Occorre in primo luogo ribadire, a tale proposito, che, come peraltro riconosciuto dalla dottrina, tra le finalità della legge 15 febbraio 1996, n. 66 vi era quella di assicurare la massima tutela a tutti coloro che, per caratteristiche personali o in ragione del contesto ambientale o relazionale che li vede coinvolti, vengano indotti o costretti a compiere o subire atti sessuali, sicché una nozione ampia del concetto di autorità risulta del tutto coerente con gli scopi perseguiti dal legislatore.

Inoltre, la sussistenza oggettiva del rapporto autoritario così come in precedenza individuato, deve essere inequivocabilmente dimostrata mediante un'analisi concreta della dinamica dei fatti idonea a porre in luce un rapporto di soggezione effettivamente intercorrente tra l'agente e la vittima del reato. Deve, poi, essere dimostrata anche l'arbitraria utilizzazione del potere, dando anche conto della correlazione esistente tra l'abuso di autorità e le conseguenze sulla capacità di autodeterminazione della persona offesa, poiché una condotta che dovesse diversamente estrinsecarsi dovrebbe inevitabilmente essere inquadrata nelle contermini ipotesi di minaccia o induzione.

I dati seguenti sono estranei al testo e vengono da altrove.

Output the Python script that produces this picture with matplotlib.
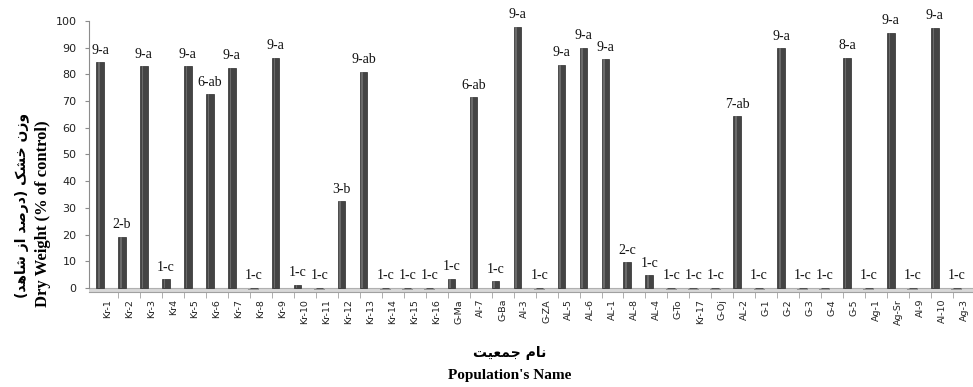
import matplotlib
matplotlib.use("Agg")
import matplotlib.pyplot as plt
import numpy as np

categories = ["Kr-1", "Kr-2", "Kr-3", "Kr4", "Kr-5", "Kr-6", "Kr-7", "Kr-8", "Kr-9", "Kr-10",
              "Kr-11", "Kr-12", "Kr-13", "Kr-14", "Kr-15", "Kr-16", "G-Ma", "Al-7", "G-Ba", "Al-3",
              "G-ZA", "AL-5", "AL-6", "AL-1", "AL-8", "AL-4", "G-To", "Kr-17", "G-Oj", "AL-2",
              "G-1", "G-2", "G-3", "G-4", "G-5", "Ag-1", "Ag-Sr", "Al-9", "Al-10", "Ag-3"]
values = [84.5, 19.2, 83.0, 3.2, 83.0, 72.5, 82.5, 0.0, 86.2, 1.2,
          0.0, 32.5, 81.0, 0.0, 0.0, 0.0, 3.5, 71.5, 2.5, 97.8,
          0.0, 83.5, 90.0, 85.7, 9.7, 4.8, 0.0, 0.0, 0.0, 64.3,
          0.0, 89.8, 0.0, 0.0, 86.2, 0.0, 95.5, 0.0, 97.5, 0.0]
bar_labels = ["9-a", "2-b", "9-a", "1-c", "9-a", "6-ab", "9-a", "1-c", "9-a", "1-c",
              "1-c", "3-b", "9-ab", "1-c", "1-c", "1-c", "1-c", "6-ab", "1-c", "9-a",
              "1-c", "9-a", "9-a", "9-a", "2-c", "1-c", "1-c", "1-c", "1-c", "7-ab",
              "1-c", "9-a", "1-c", "1-c", "8-a", "1-c", "9-a", "1-c", "9-a", "1-c"]
yticks = [0, 10, 20, 30, 40, 50, 60, 70, 80, 90, 100]

# Persian texts in pre-shaped visual (LTR) order
fa_ylabel = ("(" + "\uFEAA\uFEEB\uFE8E\uFEB7" + " " + "\uFEAF\uFE8D" + " " +
             "\uFEAA\uFEBB\uFEAD\uFEA9" + ")" + " " + "\uFB8F\uFEB8\uFEA7" + " " +
             "\uFEE5\uFEAF\uFEED")
fa_xlabel = "\uFE96\uFEF4\uFECC\uFEE4\uFE9F" + " " + "\uFEE1\uFE8E\uFEE7"
en_ylabel = "Dry Weight (% of control)"
en_xlabel = "Population's Name"

W, H = 973, 387
fig = plt.figure(figsize=(W / 100, H / 100), dpi=100)
ax = fig.add_axes([89 / W, (H - 292) / H, 886 / W, (292 - 21) / H])

x = np.arange(len(categories))
ax.set_xlim(-0.5, len(categories) - 0.5)
ax.set_ylim(-1.5, 100)

# floor
ax.axhspan(-1.5, 0, color="#d8d8d8", zorder=0.5, lw=0)
ax.axhline(0, color="#b0b0b0", lw=0.8, zorder=0.6)

ax.bar(x, values, width=0.34, color="#444444", edgecolor="#2a2a2a", linewidth=0.5, zorder=3)
ax.bar(x - 0.06, values, width=0.08, color="#6a6a6a", linewidth=0, zorder=3.5)
# flat marks of the zero bars on the floor
ax.bar(x, [0.6 if v == 0 else 0 for v in values], width=0.5, bottom=-0.9,
       color="#9a9a9a", linewidth=0, zorder=2)

for xi, v, lab in zip(x, values, bar_labels):
    ax.annotate(lab, (xi, v), xytext=(0, 4), textcoords="offset points",
                ha="center", va="bottom", fontsize=10, family="Liberation Serif",
                color="#111111")

for s in ["top", "right"]:
    ax.spines[s].set_visible(False)
ax.spines["left"].set_bounds(0, 100)
ax.spines["left"].set_color("#8c8c8c")
ax.spines["bottom"].set_color("#a0a0a0")

ax.set_yticks(yticks)
ax.set_yticklabels([str(t) for t in yticks], fontsize=8, color="#222222")
ax.tick_params(axis="y", length=3, color="#8c8c8c", pad=6)

ax.set_xticks(x + 0.33)
ax.set_xticklabels(categories, rotation=90, fontsize=6.8, color="#222222")
ax.set_xticks(x + 0.83, minor=True)
ax.tick_params(axis="x", which="major", length=0, pad=5)
ax.tick_params(axis="x", which="minor", length=4, color="#a0a0a0")

fig.text(22 / W, 1 - 205 / H, fa_ylabel, rotation=90, ha="center", va="center",
         fontsize=10, fontweight="bold", family="DejaVu Sans")
fig.text(43 / W, 1 - 214 / H, en_ylabel, rotation=90, ha="center", va="center",
         fontsize=12, fontweight="bold", family="Liberation Serif")
fig.text(510 / W, 1 - 353 / H, fa_xlabel, ha="center", va="center",
         fontsize=10, fontweight="bold", family="DejaVu Sans")
fig.text(510 / W, 1 - 376 / H, en_xlabel, ha="center", va="center",
         fontsize=11, fontweight="bold", family="Liberation Serif")

fig.savefig("out.png", dpi=100)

In altre parole, per la configurabilità del reato in esame occorre dimostrare non soltanto l'esistenza di un rapporto di autorità tra autore del reato e vittima diverso dalla mera costrizione fisica e dalle richiamate ipotesi di minaccia ed induzione, ma anche che di tale posizione di supremazia l'agente abbia abusato al fine di costringere la persona offesa a compiere o subire un atto sessuale al quale non avrebbe in altro contesto consentito, dovendosi dunque escludere la possibilità di desumere la costruzione in via meramente presuntiva sulla base della posizione autoritativa del soggetto agente.

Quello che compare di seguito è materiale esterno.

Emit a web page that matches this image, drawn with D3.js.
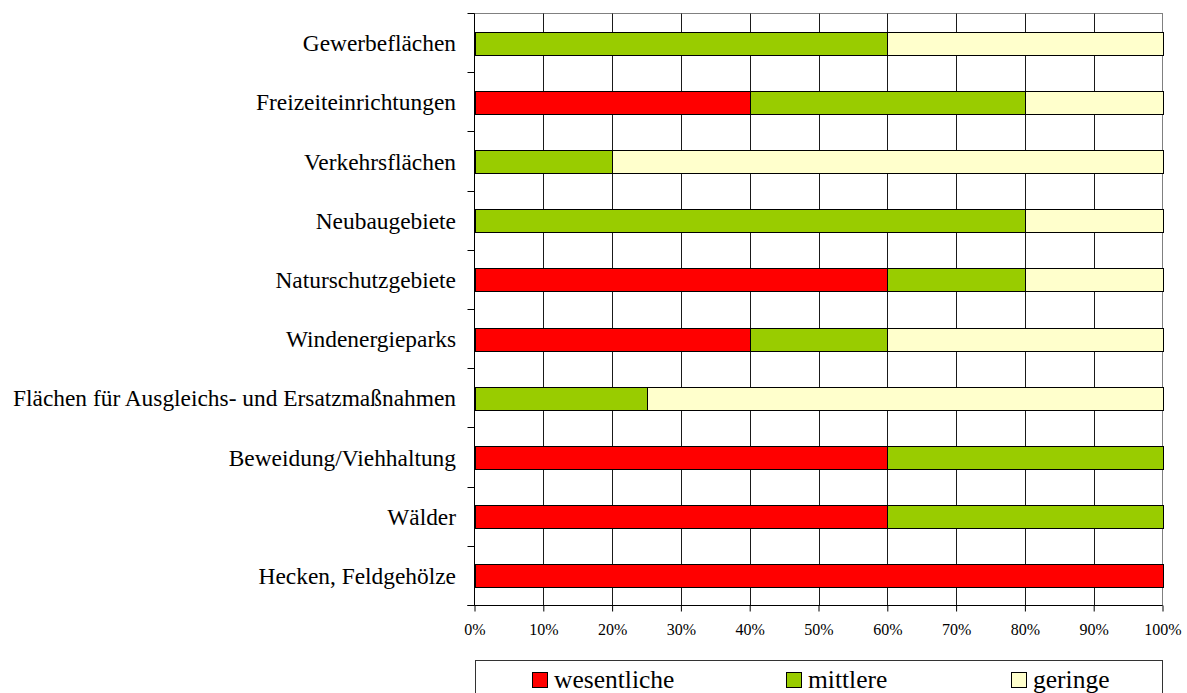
<!DOCTYPE html>
<html>
<head>
<meta charset="utf-8">
<script src="https://cdn.jsdelivr.net/npm/d3@7"></script>
<style>
  body { margin: 0; background: #fff; }
  svg { display: block; }
  svg text { font-family: "Liberation Serif", "Times New Roman", "DejaVu Serif", serif; }
</style>
</head>
<body>
<svg width="1187" height="693"></svg>
<script>
// categories, top to bottom
var categories = [
    "Gewerbeflächen",
    "Freizeiteinrichtungen",
    "Verkehrsflächen",
    "Neubaugebiete",
    "Naturschutzgebiete",
    "Windenergieparks",
    "Flächen für Ausgleichs- und Ersatzmaßnahmen",
    "Beweidung/Viehhaltung",
    "Wälder",
    "Hecken, Feldgehölze"
];
var seriesNames = ["wesentliche", "mittlere", "geringe"];
var wesentliche = [0, 40, 0, 0, 60, 40, 0, 60, 60, 100];
var mittlere    = [60, 40, 20, 80, 20, 20, 25, 40, 40, 0];
var geringe     = [40, 20, 80, 20, 20, 40, 75, 0, 0, 0];
var seriesColors = ["#ff0000", "#99cc00", "#ffffcc"];
var tickValues = [0, 10, 20, 30, 40, 50, 60, 70, 80, 90, 100];

(function() {
    var serif = "'Liberation Serif', 'Times New Roman', 'DejaVu Serif', serif";
    var rows = categories.map(function(c, i) {
        return { name: c, wesentliche: wesentliche[i], mittlere: mittlere[i], geringe: geringe[i] };
    });

    var svg = d3.select("svg");
    var plotLeft = 474.5, plotRight = 1162.5, plotTop = 13.5, plotBottom = 605.5;

    var x = d3.scaleLinear().domain([0, 100]).range([plotLeft, plotRight]);
    var y = d3.scaleBand().domain(categories).range([plotTop, plotBottom]).paddingInner(0.61).paddingOuter(0.305);
    var step = y.step();

    // plot border
    svg.append("rect")
        .attr("x", plotLeft).attr("y", plotTop)
        .attr("width", plotRight - plotLeft).attr("height", plotBottom - plotTop)
        .attr("fill", "none").attr("stroke", "#808080");

    // vertical gridlines
    svg.append("g").selectAll("line")
        .data(tickValues.slice(1, -1))
        .enter().append("line")
        .attr("x1", function(d) { return Math.round(x(d)) + 0.5; })
        .attr("x2", function(d) { return Math.round(x(d)) + 0.5; })
        .attr("y1", plotTop).attr("y2", plotBottom)
        .attr("stroke", "#1a1a1a");

    // stacked bars
    var stack = d3.stack().keys(seriesNames)(rows);
    svg.append("g").selectAll("g")
        .data(stack)
        .enter().append("g")
        .attr("fill", function(d, i) { return seriesColors[i]; })
        .selectAll("rect")
        .data(function(d) { return d.filter(function(p) { return p[1] - p[0] > 0; }); })
        .enter().append("rect")
        .attr("x", function(d) { return Math.round(x(d[0])) + 0.5; })
        .attr("width", function(d) { return Math.round(x(d[1])) - Math.round(x(d[0])); })
        .attr("y", function(d) { return Math.round(y(d.data.name)) + 0.5; })
        .attr("height", Math.round(y.bandwidth()))
        .attr("stroke", "#000").attr("stroke-width", 1);

    // left axis with ticks between categories
    svg.append("line")
        .attr("x1", plotLeft).attr("x2", plotLeft).attr("y1", plotTop).attr("y2", plotBottom)
        .attr("stroke", "#000");
    svg.append("g").selectAll("line")
        .data(d3.range(categories.length + 1))
        .enter().append("line")
        .attr("x1", plotLeft - 7).attr("x2", plotLeft)
        .attr("y1", function(i) { return Math.round(plotTop + i * step - 0.5) + 0.5; })
        .attr("y2", function(i) { return Math.round(plotTop + i * step - 0.5) + 0.5; })
        .attr("stroke", "#000");

    svg.append("g").selectAll("text")
        .data(categories)
        .enter().append("text")
        .attr("x", 456)
        .attr("y", function(d) { return y(d) + y.bandwidth() / 2 + 8; })
        .attr("text-anchor", "end")
        .attr("font-family", serif)
        .attr("font-size", "23.4px")
        .attr("fill", "#000")
        .text(function(d) { return d; });

    // bottom axis
    var xAxis = d3.axisBottom(x)
        .tickValues(tickValues)
        .tickSize(6)
        .tickPadding(12)
        .tickFormat(function(d) { return d + "%"; });
    var gx = svg.append("g").attr("transform", "translate(0," + plotBottom + ")").call(xAxis);
    gx.select(".domain").remove();
    gx.append("line").attr("x1", plotLeft - 7).attr("x2", plotRight).attr("stroke", "#000");
    gx.selectAll(".tick line").attr("stroke", "#000");
    gx.selectAll(".tick text")
        .attr("font-family", serif)
        .attr("font-size", "16px")
        .attr("fill", "#000");

    // legend
    svg.append("rect")
        .attr("x", 475.5).attr("y", 660.5)
        .attr("width", 687).attr("height", 60)
        .attr("fill", "#fff").attr("stroke", "#333");

    var legendX = [532, 786, 1011];
    var legend = svg.append("g").selectAll("g")
        .data(seriesNames)
        .enter().append("g")
        .attr("transform", function(d, i) { return "translate(" + legendX[i] + ",0)"; });
    legend.append("rect")
        .attr("x", 0.5).attr("y", 672.5)
        .attr("width", 15).attr("height", 15)
        .attr("fill", function(d, i) { return seriesColors[i]; })
        .attr("stroke", "#000");
    legend.append("text")
        .attr("x", 22).attr("y", 688)
        .attr("font-family", serif)
        .attr("font-size", "25.5px")
        .attr("fill", "#000")
        .text(function(d) { return d; });
})();
</script>
</body>
</html>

Quanto in precedenza rilevato consente, infine, di ritenere rilevante, per la configurabilità del reato, la valenza coercitiva dell'abuso di autorità tanto nel caso in cui la posizione di preminenza dell'agente sia venuta meno, permanendo tuttavia una condizione di soggezione psicologica derivante dall'autorità da questi già esercitata, quanto in quello di relazione di dipendenza indiretta tra autore e vittima del reato, quando il primo, abusando della sua autorità, concorre con un terzo che compie l'atto sessuale non voluto dalla persona offesa.

Il principio di diritto

L'abuso di autorità cui si riferisce l'articolo 609-bis del Cp, comma I, presuppone una posizione di preminenza, anche di fatto e di natura privata, che l'agente strumentalizza per costringere il soggetto passivo a compiere o subire atti sessuali.